--- Start Items ---
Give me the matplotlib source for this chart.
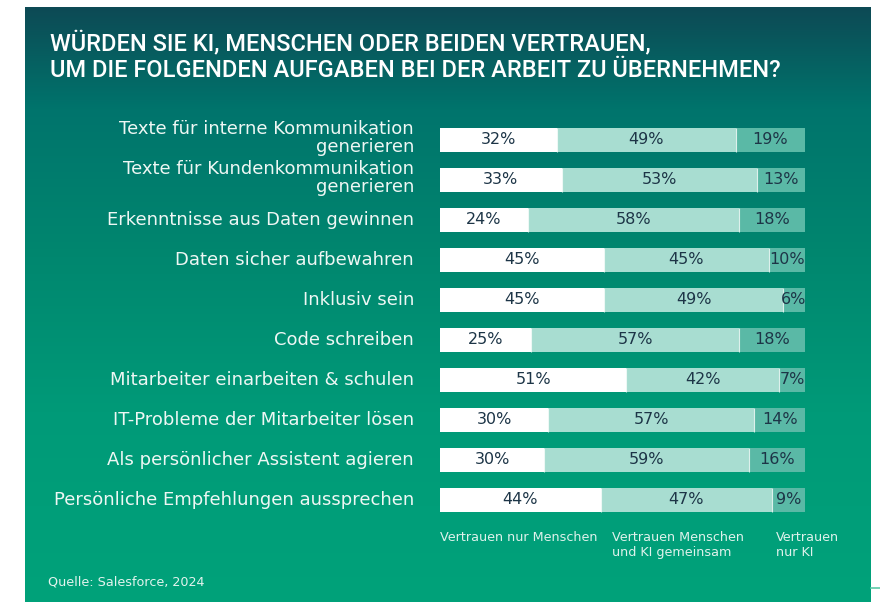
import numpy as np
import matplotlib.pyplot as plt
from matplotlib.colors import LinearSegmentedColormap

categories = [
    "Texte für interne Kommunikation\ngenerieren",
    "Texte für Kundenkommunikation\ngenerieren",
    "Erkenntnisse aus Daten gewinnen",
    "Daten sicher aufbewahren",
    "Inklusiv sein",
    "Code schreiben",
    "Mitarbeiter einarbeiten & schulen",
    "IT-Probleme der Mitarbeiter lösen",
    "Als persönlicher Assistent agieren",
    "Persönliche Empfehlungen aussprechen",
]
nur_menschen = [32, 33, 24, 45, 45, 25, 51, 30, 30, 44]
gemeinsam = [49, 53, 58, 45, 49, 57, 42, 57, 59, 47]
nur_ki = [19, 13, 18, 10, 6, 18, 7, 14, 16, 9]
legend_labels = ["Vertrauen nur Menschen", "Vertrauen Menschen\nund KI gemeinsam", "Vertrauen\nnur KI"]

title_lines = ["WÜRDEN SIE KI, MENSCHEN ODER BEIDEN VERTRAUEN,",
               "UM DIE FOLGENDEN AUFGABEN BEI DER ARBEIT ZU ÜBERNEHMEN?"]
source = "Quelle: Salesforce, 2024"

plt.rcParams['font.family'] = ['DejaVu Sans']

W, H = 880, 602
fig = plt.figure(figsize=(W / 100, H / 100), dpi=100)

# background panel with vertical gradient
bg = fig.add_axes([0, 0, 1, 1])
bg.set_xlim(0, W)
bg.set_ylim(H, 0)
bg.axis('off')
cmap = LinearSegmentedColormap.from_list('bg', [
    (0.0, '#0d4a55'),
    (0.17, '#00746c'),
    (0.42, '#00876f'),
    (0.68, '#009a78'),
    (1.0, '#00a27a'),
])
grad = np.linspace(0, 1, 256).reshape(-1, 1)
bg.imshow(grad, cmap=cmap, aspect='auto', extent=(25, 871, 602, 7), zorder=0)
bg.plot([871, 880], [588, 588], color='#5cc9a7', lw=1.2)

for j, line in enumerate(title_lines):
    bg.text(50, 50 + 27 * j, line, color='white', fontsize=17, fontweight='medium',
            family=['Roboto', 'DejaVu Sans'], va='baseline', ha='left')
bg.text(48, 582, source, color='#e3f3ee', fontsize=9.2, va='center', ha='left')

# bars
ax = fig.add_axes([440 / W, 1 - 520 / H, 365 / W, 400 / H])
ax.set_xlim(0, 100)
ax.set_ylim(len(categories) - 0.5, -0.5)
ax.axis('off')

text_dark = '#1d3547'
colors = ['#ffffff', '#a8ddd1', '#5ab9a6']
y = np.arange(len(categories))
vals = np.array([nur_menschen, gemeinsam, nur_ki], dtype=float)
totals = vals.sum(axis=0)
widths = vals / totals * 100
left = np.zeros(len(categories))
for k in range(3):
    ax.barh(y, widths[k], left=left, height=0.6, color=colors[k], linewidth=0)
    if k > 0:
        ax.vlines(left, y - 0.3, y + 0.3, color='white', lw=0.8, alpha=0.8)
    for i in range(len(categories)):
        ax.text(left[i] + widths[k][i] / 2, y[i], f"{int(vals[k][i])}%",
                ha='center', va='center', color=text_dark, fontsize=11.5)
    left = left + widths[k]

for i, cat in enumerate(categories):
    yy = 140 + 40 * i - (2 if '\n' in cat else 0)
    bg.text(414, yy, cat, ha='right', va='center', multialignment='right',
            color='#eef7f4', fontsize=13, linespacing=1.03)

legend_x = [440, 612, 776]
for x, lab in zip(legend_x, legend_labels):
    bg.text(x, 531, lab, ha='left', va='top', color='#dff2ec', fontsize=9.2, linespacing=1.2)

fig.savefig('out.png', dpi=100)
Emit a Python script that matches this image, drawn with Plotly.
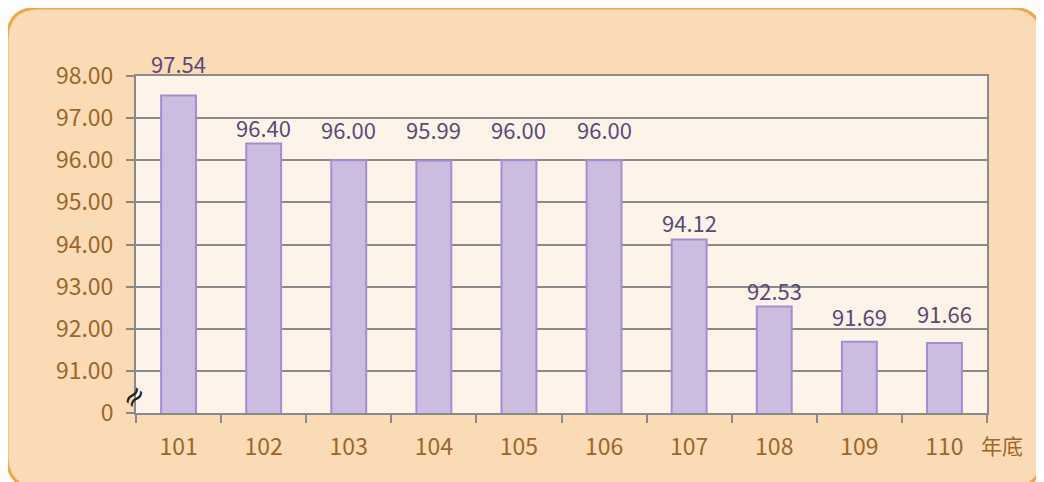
--- End Items ---
● Directions for this task
Output the data exactly. Pictures don't belong in the result.

● Full answer
Give me the matplotlib source for this chart.
import numpy as np
import matplotlib.pyplot as plt
from matplotlib.colors import LinearSegmentedColormap

categories = [
    "Texte für interne Kommunikation\ngenerieren",
    "Texte für Kundenkommunikation\ngenerieren",
    "Erkenntnisse aus Daten gewinnen",
    "Daten sicher aufbewahren",
    "Inklusiv sein",
    "Code schreiben",
    "Mitarbeiter einarbeiten & schulen",
    "IT-Probleme der Mitarbeiter lösen",
    "Als persönlicher Assistent agieren",
    "Persönliche Empfehlungen aussprechen",
]
nur_menschen = [32, 33, 24, 45, 45, 25, 51, 30, 30, 44]
gemeinsam = [49, 53, 58, 45, 49, 57, 42, 57, 59, 47]
nur_ki = [19, 13, 18, 10, 6, 18, 7, 14, 16, 9]
legend_labels = ["Vertrauen nur Menschen", "Vertrauen Menschen\nund KI gemeinsam", "Vertrauen\nnur KI"]

title_lines = ["WÜRDEN SIE KI, MENSCHEN ODER BEIDEN VERTRAUEN,",
               "UM DIE FOLGENDEN AUFGABEN BEI DER ARBEIT ZU ÜBERNEHMEN?"]
source = "Quelle: Salesforce, 2024"

plt.rcParams['font.family'] = ['DejaVu Sans']

W, H = 880, 602
fig = plt.figure(figsize=(W / 100, H / 100), dpi=100)

# background panel with vertical gradient
bg = fig.add_axes([0, 0, 1, 1])
bg.set_xlim(0, W)
bg.set_ylim(H, 0)
bg.axis('off')
cmap = LinearSegmentedColormap.from_list('bg', [
    (0.0, '#0d4a55'),
    (0.17, '#00746c'),
    (0.42, '#00876f'),
    (0.68, '#009a78'),
    (1.0, '#00a27a'),
])
grad = np.linspace(0, 1, 256).reshape(-1, 1)
bg.imshow(grad, cmap=cmap, aspect='auto', extent=(25, 871, 602, 7), zorder=0)
bg.plot([871, 880], [588, 588], color='#5cc9a7', lw=1.2)

for j, line in enumerate(title_lines):
    bg.text(50, 50 + 27 * j, line, color='white', fontsize=17, fontweight='medium',
            family=['Roboto', 'DejaVu Sans'], va='baseline', ha='left')
bg.text(48, 582, source, color='#e3f3ee', fontsize=9.2, va='center', ha='left')

# bars
ax = fig.add_axes([440 / W, 1 - 520 / H, 365 / W, 400 / H])
ax.set_xlim(0, 100)
ax.set_ylim(len(categories) - 0.5, -0.5)
ax.axis('off')

text_dark = '#1d3547'
colors = ['#ffffff', '#a8ddd1', '#5ab9a6']
y = np.arange(len(categories))
vals = np.array([nur_menschen, gemeinsam, nur_ki], dtype=float)
totals = vals.sum(axis=0)
widths = vals / totals * 100
left = np.zeros(len(categories))
for k in range(3):
    ax.barh(y, widths[k], left=left, height=0.6, color=colors[k], linewidth=0)
    if k > 0:
        ax.vlines(left, y - 0.3, y + 0.3, color='white', lw=0.8, alpha=0.8)
    for i in range(len(categories)):
        ax.text(left[i] + widths[k][i] / 2, y[i], f"{int(vals[k][i])}%",
                ha='center', va='center', color=text_dark, fontsize=11.5)
    left = left + widths[k]

for i, cat in enumerate(categories):
    yy = 140 + 40 * i - (2 if '\n' in cat else 0)
    bg.text(414, yy, cat, ha='right', va='center', multialignment='right',
            color='#eef7f4', fontsize=13, linespacing=1.03)

legend_x = [440, 612, 776]
for x, lab in zip(legend_x, legend_labels):
    bg.text(x, 531, lab, ha='left', va='top', color='#dff2ec', fontsize=9.2, linespacing=1.2)

fig.savefig('out.png', dpi=100)
Emit a Python script that matches this image, drawn with Plotly.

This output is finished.